The Lancet article had serious scientific concerns, and the authors were far too small a company to have negotiated privacy arrangements and secure digital relationships with 671 hospitals that spoke 22 languages, and all within 2 months from start up with 5 staff. Yet The Lancet saw no previous concern.
The CEO of Surgisphere has often quoted “If you are using big data, artificial inteligence and machine learning, do we even need random controlled trials if we have big data?“
Perhaps artificial intelligence and machine learning is not what we need if the algorithms’ data is generated from bias? Possibly they may have got away with this had they not had so many global studies showing considerable efficacy. The Lancet appears to hope that they have successfully deflected any responsibility for the presentation of faulty data, which rightly caused global concern.
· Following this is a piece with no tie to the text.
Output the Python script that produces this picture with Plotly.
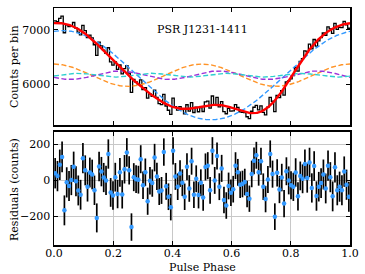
import numpy as np
import plotly.graph_objects as go

# ---- data ----
n_bins = 128
offset = 6165                       # mean level of the profile (counts per bin)
harm_amp = [820, 205, 78, 35]       # Fourier component amplitudes (harmonics 1..4)
harm_peak = [0.03, 0.0, 0.222, 0.08]  # phase of a maximum of each component
harm_color = ["#3399ff", "#ff9326", "#9b30d9", "#2ccfcf"]

residuals = [40, 24, 87, 131, -167, -11, -31, 2, 76, -5,
             -56, -80, 124, 56, -35, 44, 33, -55, -209, 78,
             49, 16, 0, 147, -67, -84, 18, -76, 45, -78,
             62, 156, 56, -260, 18, 7, 4, 118, -27, 45,
             -116, -2, -15, 127, 22, -62, -56, 158, -33, -91,
             -149, 165, 22, -35, 38, -13, -91, 76, -45, 107,
             -80, 9, -82, -13, -95, 75, 82, -55, 165, 0,
             136, -35, 67, -109, -140, -31, -69, -49, 82, 45,
             -24, -20, -9, -76, -102, 36, 109, 140, 45, 107,
             -35, -104, 5, 147, 35, -202, 42, -51, 16, -129,
             51, 0, -27, -36, 44, -89, 25, 9, 91, 13,
             100, -42, 80, -87, -35, -15, 33, -45, 82, 18,
             -89, 73, -55, -35, -55, 49, -24, -91]

title_text = "PSR J1231-1411"
x_ticks = [0.0, 0.2, 0.4, 0.6, 0.8, 1.0]
top_y_ticks = [6000, 7000]
bot_y_ticks = [-200, 0, 200]

# ---- derived ----
def component(k, ph):
    return harm_amp[k] * np.cos(2 * np.pi * (k + 1) * (np.asarray(ph) - harm_peak[k]))

def model(ph):
    return offset + sum(component(k, ph) for k in range(len(harm_amp)))

edges = np.linspace(0, 1, n_bins + 1)
centers = 0.5 * (edges[:-1] + edges[1:])
res = np.array(residuals, dtype=float)
counts = model(centers) + res
errs = np.sqrt(counts)
phase_fine = np.linspace(0, 1, 600)

FONT = "DejaVu Serif"
fig = go.Figure()

# histogram (step)
fig.add_trace(go.Scatter(
    x=np.append(edges[:-1], edges[-1]), y=np.append(counts, counts[-1]),
    mode="lines", line=dict(color="black", width=1.3, shape="hv"),
    xaxis="x", yaxis="y", showlegend=False, hoverinfo="skip"))

for k in range(len(harm_amp)):
    fig.add_trace(go.Scatter(
        x=phase_fine, y=offset + component(k, phase_fine), mode="lines",
        line=dict(color=harm_color[k], width=1.4, dash="5px,2.5px"),
        xaxis="x", yaxis="y", showlegend=False, hoverinfo="skip"))

fig.add_trace(go.Scatter(
    x=phase_fine, y=model(phase_fine), mode="lines",
    line=dict(color="#ff0000", width=2.4),
    xaxis="x", yaxis="y", showlegend=False, hoverinfo="skip"))

# residuals
fig.add_trace(go.Scatter(
    x=centers, y=res, mode="markers",
    marker=dict(color="#3399ff", size=4.5),
    error_y=dict(type="data", array=errs, color="black", thickness=1.7, width=0),
    xaxis="x2", yaxis="y2", showlegend=False, hoverinfo="skip"))

axis_common = dict(
    showline=True, linecolor="black", linewidth=1.5, mirror="ticks",
    ticks="inside", ticklen=4, tickwidth=1, tickcolor="black",
    tickfont=dict(family=FONT, size=11, color="black"),
    zeroline=False)

fig.update_layout(
    width=365, height=274,
    margin=dict(l=54, r=11, t=6, b=29),
    paper_bgcolor="white", plot_bgcolor="white",
    hovermode=False,
    xaxis=dict(domain=[0, 1], anchor="y", range=[0, 1], tickvals=x_ticks,
               showticklabels=False, showgrid=False, **axis_common),
    yaxis=dict(domain=[(245 - 124) / 239, 1], anchor="x", range=[5250, 7400],
               tickvals=top_y_ticks, showgrid=False, **axis_common),
    xaxis2=dict(domain=[0, 1], anchor="y2", range=[0, 1], tickvals=x_ticks,
                tickformat=".1f", showgrid=True, gridcolor="#c8c8c8", gridwidth=1,
                ticklabelstandoff=-3, **axis_common),
    yaxis2=dict(domain=[0, (245 - 131) / 239], anchor="x2", range=[-360, 270],
                tickvals=bot_y_ticks, showgrid=True, gridcolor="#c8c8c8", gridwidth=1,
                **axis_common),
    annotations=[
        dict(text=title_text, xref="x", yref="y", x=0.5, y=7000 + (27.7 - 27) / 55 * 1000,
             showarrow=False, font=dict(family=FONT, size=11, color="black"),
             xanchor="center", yanchor="middle"),
        dict(text="Counts per bin", xref="paper", yref="paper", x=(14 - 54) / 300,
             y=(245 - 65) / 239, textangle=-90, showarrow=False,
             font=dict(family=FONT, size=11, color="black"),
             xanchor="center", yanchor="middle"),
        dict(text="Residuals (counts)", xref="paper", yref="paper", x=(14 - 54) / 300,
             y=(245 - 189) / 239, textangle=-90, showarrow=False,
             font=dict(family=FONT, size=11, color="black"),
             xanchor="center", yanchor="middle"),
        dict(text="Pulse Phase", xref="paper", yref="paper", x=0.5,
             y=(245 - 268) / 239, showarrow=False,
             font=dict(family=FONT, size=11, color="black"),
             xanchor="center", yanchor="middle"),
    ],
)

fig.write_html("out.html", config={"displayModeBar": False, "staticPlot": True},
               post_script="document.body.style.margin='0';document.body.style.padding='0';")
Retorting that a peer review is not possible due to data privacy is highly questionable in a medical study.
Whilst it will be hard to verify now that it has been retracted and not peer reviewed, many observers feel that the data is most likely generated artificially, based on an algorithm that assimilates. Assuming this may be correct, the question remains whether they started with an end goal in mind for political or monetary gain, or whether they just picked the very few questionable studies to base the algorithm on, driven by main stream medias narrative, which has now become belief for many.
The Lancet retraction read:
RETRACTION – Hydroxychloroquine or chloroquine with or without a macrolide for treatment of COVID-19: a multinational registry analysis
After publication of our Lancet Article, several concerns were raised with respect to the veracity of the data and analyses conducted by Surgisphere Corporation and its founder and our co-author, Sapan Desai, in our publication.
We launched an independent third party peer review of Surgisphere with the consent of Sapan Desai to evaluate the origination of the database elements, to confirm the completeness of the database, and to replicate the analyses presented in the paper. Our independent peer reviewers informed us that Surgisphere would not transfer the full dataset, client contracts, and the full ISO audit report to their servers for analysis as such transfer would violate client agreements and confidentiality requirements.
As such, our reviewers were not able to conduct an independent and private peer review and therefore notified us of their withdrawal from the peer-review process.
We always aspire to perform our research in accordance with the highest ethical and professional guidelines.We can never forget the responsibility we have as researchers to scrupulously ensure that we rely on data sources that adhere to our high standards.
Based on this development, we can no longer vouch for the veracity of the primary data sources. Due to this unfortunate development, the authors request that the paper be retracted.
We all entered this collaboration to contribute in good faith and at a time of great need during the COVID-19 pandemic.
We deeply apologise to you, the editors, and the journal readership for any embarrassment or inconvenience that this may have caused.